From a purely design perspective, a CH layout may be similar to other mainstream (more alternative) collective housing forms, such as student-style housing, micro-housing or commercial co-living. This is because they are also based on minimum private living units combined with shared facilities, and spatial flexibility [40]. However, while these design decisions may contribute to reduce building costs and, in principle, increase the affordability of the housing projects, the (speculative) business model behind these market-led housing developments makes them unaffordable for large segments of the population, as some studies indicate [41,42]. Moreover, most of these housing forms do not involve the future residents in either the design process or housing management. This is due to the conventional top-down design process and temporary rental contracts, which condition any intervention from the inhabitants, pre- and post-occupancy. They ‘have to “fit” in a specific profile and a pre-established layout.’ [40] (p. 335).

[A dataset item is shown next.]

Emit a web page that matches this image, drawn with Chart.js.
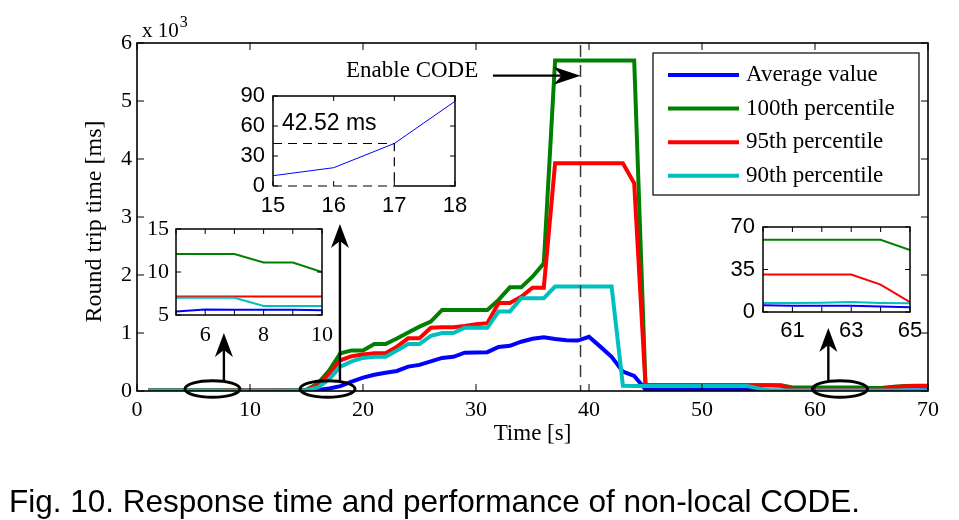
<!DOCTYPE html>
<html><head><meta charset="utf-8">
<script src="https://cdn.jsdelivr.net/npm/chart.js@4.4.1/dist/chart.umd.min.js"></script>
<style>
html,body{margin:0;padding:0;background:#fff;}
#wrap{position:relative;width:959px;height:520px;overflow:hidden;background:#fff;}
canvas{position:absolute;}
</style></head><body>
<div id="wrap">
<canvas id="main" width="959" height="520" style="left:0;top:0"></canvas>
<canvas id="inTop"></canvas>
<canvas id="inLeft"></canvas>
<canvas id="inRight"></canvas>
</div>
<script>
// ---------------- data ----------------
const times = [1,2,3,4,5,6,7,8,9,10,11,12,13,14,15,16,17,18,19,20,21,22,23,24,25,26,27,28,29,30,31,32,33,34,35,36,37,38,39,40,41,42,43,44,45,46,47,48,49,50,51,52,53,54,55,56,57,58,59,60,61,62,63,64,65,66,67,68,69,70];
const avgValue = [5.4,5.4,5.5,5.5,5.4,5.65,5.6,5.6,5.6,5.55,5.5,6,7,8,
  10.3,18.3,42.52,84.7,
  160,230,280,315,345,420,450,510,570,590,660,665,
  670,760,780,850,900,925,895,875,870,935,765,590,333,260,
  28,22,21,20,20,20,19,19,18,18,15,
  6,6,5.5,5.5,5.5,5.2,5.2,5.2,4.5,4,5,6,8,10,12];
const p100 = [12,12,12,12,12.1,12.1,12.1,11.1,11.1,10,10,10,10,11,
  20,130,350,650,
  700,700,810,810,905,1010,1110,1195,1397,1397,1397,1397,
  1397,1570,1787,1787,1970,2200,5700,5700,5700,5700,5700,5700,5700,5700,
  100,100,100,100,100,100,100,100,100,100,100,
  100,100,62,59.4,59.4,59.4,59.4,59.4,59.4,51,55,75,85,90,90];
const p95 = [7.15,7.15,7.15,7.15,7.15,7.15,7.15,7.15,7.15,7.15,7.15,7.15,7.15,7.15,
  15,100,300,530,
  600,630,650,650,765,908,908,1090,1100,1100,1120,1150,
  1170,1517,1517,1626,1782,1782,3925,3925,3925,3925,3925,3925,3925,3580,
  100,100,100,100,100,100,100,100,100,100,100,
  100,90,40,30.8,30.8,30.8,30.8,30.8,22.6,8.2,40,70,80,85,85];
const p90 = [7,7,7,7,7,7,7,6.05,6.05,6.05,6.05,6.05,6.05,7,
  12,60,200,420,
  510,570,590,590,700,810,810,950,1000,1000,1090,1090,
  1090,1370,1370,1600,1600,1600,1800,1800,1800,1800,1800,1800,90,88,
  88,88,88,88,88,88,88,88,88,88,45,
  8,8,8,7.5,7.5,7.5,7.6,8.2,7.5,7.2,7.2,7.2,7.2,7.2,7.2];
const seriesLabels = ['Average value','100th percentile','95th percentile','90th percentile'];
const seriesColors = ['#0000ff','#008000','#ff0000','#00bfbf'];
const enableTime = 39.25;          // "Enable CODE" marker (s)
const markedAverage = 42.52;       // value highlighted in the zoom inset (ms)
const mainXTicks = {min:0, max:70, step:10};
const mainYTicks = {min:0, max:6000, step:1000};

// ---------------- helpers ----------------
const SERIF = "'Liberation Serif','Times New Roman',serif";
const SANS = "'Liberation Sans',Arial,Helvetica,sans-serif";
Chart.defaults.font.family = SERIF;
Chart.defaults.color = '#000';
const seriesArrays = [avgValue, p100, p95, p90];
const drawOrder = [3,2,1,0];
function makeDatasets(width, only) {
  return seriesArrays.map((arr, i) => ({
    label: seriesLabels[i],
    data: times.map((t, k) => ({x: t, y: arr[k]})),
    borderColor: seriesColors[i],
    backgroundColor: seriesColors[i],
    borderWidth: width,
    pointRadius: 0,
    tension: 0,
    fill: false,
    order: drawOrder[i],
    hidden: only !== undefined && only !== i
  })).filter(d => !d.hidden);
}
function seg(ctx, x1, y1, x2, y2) { ctx.beginPath(); ctx.moveTo(x1, y1); ctx.lineTo(x2, y2); ctx.stroke(); }
function arrowHead(ctx, tx, ty, dx, dy, len, half, notch) {
  // (dx,dy) unit direction of arrow
  const px = -dy, py = dx;
  const bx = tx - dx * len, by = ty - dy * len;
  const nx = tx - dx * notch, ny = ty - dy * notch;
  ctx.beginPath();
  ctx.moveTo(tx, ty);
  ctx.lineTo(bx + px * half, by + py * half);
  ctx.lineTo(nx, ny);
  ctx.lineTo(bx - px * half, by - py * half);
  ctx.closePath();
  ctx.fill();
}
function drawTicksBox(ctx, chart, len, lw, dashedBottomTo) {
  const ca = chart.chartArea, xs = chart.scales.x, ys = chart.scales.y;
  ctx.strokeStyle = '#000';
  ctx.lineWidth = 1;
  xs.ticks.forEach(t => {
    const p = xs.getPixelForValue(t.value);
    seg(ctx, p, ca.bottom, p, ca.bottom - len);
    seg(ctx, p, ca.top, p, ca.top + len);
  });
  ys.ticks.forEach(t => {
    const p = ys.getPixelForValue(t.value);
    seg(ctx, ca.left, p, ca.left + len, p);
    seg(ctx, ca.right, p, ca.right - len, p);
  });
  ctx.lineWidth = lw;
  ctx.beginPath();
  if (dashedBottomTo !== undefined) {
    const dx = xs.getPixelForValue(dashedBottomTo);
    ctx.moveTo(dx, ca.bottom);
    ctx.lineTo(ca.right, ca.bottom);
    ctx.lineTo(ca.right, ca.top);
    ctx.lineTo(ca.left, ca.top);
    ctx.lineTo(ca.left, ca.bottom);
    ctx.stroke();
  } else {
    ctx.strokeRect(ca.left, ca.top, ca.right - ca.left, ca.bottom - ca.top);
  }
}

// ---------------- main chart ----------------
const mainDecor = {
  id: 'mainDecor',
  afterDatasetsDraw(chart) {
    const ctx = chart.ctx, ca = chart.chartArea, xs = chart.scales.x, ys = chart.scales.y;
    ctx.save();
    // enable-CODE dashed marker
    const ex = xs.getPixelForValue(enableTime);
    ctx.strokeStyle = '#3a3a3a'; ctx.lineWidth = 1.5; ctx.setLineDash([12, 8]);
    seg(ctx, ex, ca.top + 2, ex, ca.bottom);
    ctx.setLineDash([]);
    drawTicksBox(ctx, chart, 7, 1.6);

    // "Enable CODE" label and arrow
    ctx.fillStyle = '#000'; ctx.strokeStyle = '#000';
    ctx.font = '23px ' + SERIF; ctx.textAlign = 'right'; ctx.textBaseline = 'middle';
    const ay = ys.getPixelForValue(5436);
    ctx.fillText('Enable CODE', xs.getPixelForValue(30.2), ys.getPixelForValue(5526));
    ctx.lineWidth = 2.2;
    seg(ctx, xs.getPixelForValue(31.5), ay, ex - 18, ay);
    arrowHead(ctx, ex, ay, 1, 0, 27, 9, 19);

    // ellipses marking zoomed regions
    ctx.lineWidth = 3;
    [[6.68, 34], [16.86, 34], [62.21, 34]].forEach(([t, v]) => {
      ctx.beginPath();
      ctx.ellipse(xs.getPixelForValue(t), ys.getPixelForValue(v), 27.5, 8.3, 0, 0, Math.PI * 2);
      ctx.stroke();
    });
    // arrows to insets
    ctx.lineWidth = 2.4;
    [[7.69, 172, 1000], [17.96, 172, 2879], [61.18, 190, 1086]].forEach(([t, v0, v1]) => {
      const x = xs.getPixelForValue(t), y0 = ys.getPixelForValue(v0), y1 = ys.getPixelForValue(v1);
      seg(ctx, x, y0, x, y1 + 16);
      arrowHead(ctx, x, y1, 0, -1, 24, 9, 17);
    });

    // legend
    const lw = 266, lh = 142;
    const lx = ca.right - 9 - lw, ly = ca.top + 10;
    ctx.fillStyle = '#fff'; ctx.fillRect(lx, ly, lw, lh);
    ctx.strokeStyle = '#000'; ctx.lineWidth = 1.2; ctx.strokeRect(lx, ly, lw, lh);
    ctx.font = '23px ' + SERIF; ctx.textAlign = 'left'; ctx.textBaseline = 'middle';
    seriesLabels.forEach((lab, i) => {
      const y = ly + 22 + i * 33.6;
      ctx.strokeStyle = seriesColors[i]; ctx.lineWidth = 4;
      seg(ctx, lx + 15, y, lx + 86, y);
      ctx.fillStyle = '#000';
      ctx.fillText(lab, lx + 93, y);
    });
    ctx.restore();
  },
  afterDraw(chart) {
    const ctx = chart.ctx, ca = chart.chartArea;
    ctx.save();
    ctx.fillStyle = '#000';
    // exponent label
    ctx.font = '21px ' + SERIF; ctx.textAlign = 'left'; ctx.textBaseline = 'alphabetic';
    ctx.fillText('x 10', ca.left + 5, ca.top - 6);
    const w = ctx.measureText('x 10').width;
    ctx.font = '16px ' + SERIF;
    ctx.fillText('3', ca.left + 5 + w + 1, ca.top - 16);
    // axis titles
    ctx.font = '23px ' + SERIF; ctx.textAlign = 'center';
    ctx.fillText('Time [s]', (ca.left + ca.right) / 2, 440);
    ctx.save();
    ctx.translate(101, 221.5); ctx.rotate(-Math.PI / 2);
    ctx.font = '24px ' + SERIF;
    ctx.fillText('Round trip time [ms]', 0, 0);
    ctx.restore();
    // caption
    ctx.font = '31.5px ' + SANS; ctx.textAlign = 'left';
    ctx.fillText('Fig. 10. Response time and performance of non-local CODE.', 9, 512);
    ctx.restore();
  }
};

new Chart(document.getElementById('main'), {
  type: 'line',
  data: {datasets: makeDatasets(4)},
  options: {
    responsive: false, animation: false, events: [],
    layout: {padding: {left: 0, top: 43, right: 31, bottom: 0}},
    plugins: {legend: {display: false}, tooltip: {enabled: false}},
    scales: {
      x: {type: 'linear', min: mainXTicks.min, max: mainXTicks.max,
          afterFit: s => { s.height = 129; },
          grid: {display: false, drawTicks: false}, border: {display: false},
          ticks: {stepSize: mainXTicks.step, autoSkip: false, maxRotation: 0, padding: 6,
                  font: {family: SERIF, size: 22}, color: '#000'}},
      y: {type: 'linear', min: mainYTicks.min, max: mainYTicks.max,
          afterFit: s => { s.width = 137; },
          grid: {display: false, drawTicks: false}, border: {display: false},
          ticks: {stepSize: mainYTicks.step, padding: 5, font: {family: SERIF, size: 22}, color: '#000',
                  callback: v => String(v / 1000)}}
    }
  },
  plugins: [mainDecor]
});

// ---------------- insets ----------------
function insetChart(id, area, xo, yo, datasets, fontFam, extra) {
  const PL = 60, PT = 22, PR = 34, PB = 44;
  const cv = document.getElementById(id);
  cv.width = (area.r - area.l) + PL + PR;
  cv.height = (area.b - area.t) + PT + PB;
  cv.style.left = (area.l - PL) + 'px';
  cv.style.top = (area.t - PT) + 'px';
  const deco = {
    id: 'insetDeco' + id,
    beforeDatasetsDraw(chart) {
      const ca = chart.chartArea;
      chart.ctx.save(); chart.ctx.fillStyle = '#fff';
      chart.ctx.fillRect(ca.left, ca.top, ca.right - ca.left, ca.bottom - ca.top);
      chart.ctx.restore();
    },
    afterDatasetsDraw(chart) {
      const ctx = chart.ctx; ctx.save();
      if (extra) extra(chart, ctx);
      drawTicksBox(ctx, chart, 5, 1.5, xo.dashedTo);
      ctx.restore();
    }
  };
  datasets.forEach(d => { d.clip = 0; });
  return new Chart(cv, {
    type: 'line',
    data: {datasets},
    options: {
      responsive: false, animation: false, events: [],
      layout: {padding: {left: 0, top: PT, right: PR, bottom: 0}},
      plugins: {legend: {display: false}, tooltip: {enabled: false}},
      scales: {
        x: {type: 'linear', min: xo.min, max: xo.max,
            afterFit: s => { s.height = PB; },
            grid: {display: false, drawTicks: false}, border: {display: false},
            ticks: {stepSize: xo.step, autoSkip: false, maxRotation: 0, padding: xo.pad,
                    font: {family: fontFam, size: 22}, color: '#000', callback: xo.cb}},
        y: {type: 'linear', min: yo.min, max: yo.max,
            afterFit: s => { s.width = PL; },
            grid: {display: false, drawTicks: false}, border: {display: false},
            ticks: {stepSize: yo.step, autoSkip: false, padding: yo.pad,
                    font: {family: fontFam, size: 22}, color: '#000'}}
      }
    },
    plugins: [deco]
  });
}

// zoom of the average value around 15-18 s
insetChart('inTop', {l: 273, t: 96, r: 455, b: 186},
  {min: 15, max: 18, step: 1, pad: 7, dashedTo: 17, cb: v => String(v)},
  {min: 0, max: 90, step: 30, pad: 8},
  makeDatasets(1, 0), SANS,
  (chart, ctx) => {
    const xs = chart.scales.x, ys = chart.scales.y, ca = chart.chartArea;
    ctx.strokeStyle = '#000'; ctx.lineWidth = 1.2; ctx.setLineDash([9, 6]);
    ctx.beginPath();
    ctx.moveTo(ca.left, ys.getPixelForValue(markedAverage));
    ctx.lineTo(xs.getPixelForValue(17), ys.getPixelForValue(markedAverage));
    ctx.lineTo(xs.getPixelForValue(17), ca.bottom);
    ctx.stroke();
    ctx.beginPath();
    ctx.moveTo(ca.left, ca.bottom); ctx.lineTo(xs.getPixelForValue(17), ca.bottom);
    ctx.stroke();
    ctx.setLineDash([]);
    ctx.fillStyle = '#000'; ctx.font = '23px ' + SANS;
    ctx.textAlign = 'left'; ctx.textBaseline = 'alphabetic';
    ctx.fillText(markedAverage.toFixed(2) + ' ms', ca.left + 9, ca.top + 34);
  });

// zoom of 5-10 s
insetChart('inLeft', {l: 176, t: 229, r: 322, b: 315},
  {min: 5, max: 10, step: 1, pad: 7, cb: v => (v % 2 === 0 ? String(v) : '')},
  {min: 5, max: 15, step: 5, pad: 7},
  makeDatasets(2), SERIF);

// zoom of 60-65 s
insetChart('inRight', {l: 763, t: 227, r: 910, b: 312},
  {min: 60, max: 65, step: 1, pad: 6, cb: v => (v % 2 === 1 ? String(v) : '')},
  {min: 0, max: 70, step: 35, pad: 8},
  makeDatasets(2), SANS);
</script>
</body></html>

In contrast, through a co-design process, residents in CH are able to decide on what is essential in their project and what is redundant and can be left out through a process of (re)defining their notions of minimum and quality [3]. CH projects turn out to be ‘much more needs-based, programmatically flexible and adapted to the recent Wohnkultur.’ [40] (p. 343). According to [3], this mainly applies to small-medium CH, where the participation levels of end-users in the design process are higher. This is line with [34], who state that the design of small to medium-sized projects is highly based the residents’ needs, whereas in larger scale CH the design is less specific, yet it reflects ‘qualities common to all’. Residents’ involvement in the design, efficient construction, spatial adaptability, ‘right-sized’ units and efficient common spaces are some design examples pointed out by [18] that keep costs down in CH.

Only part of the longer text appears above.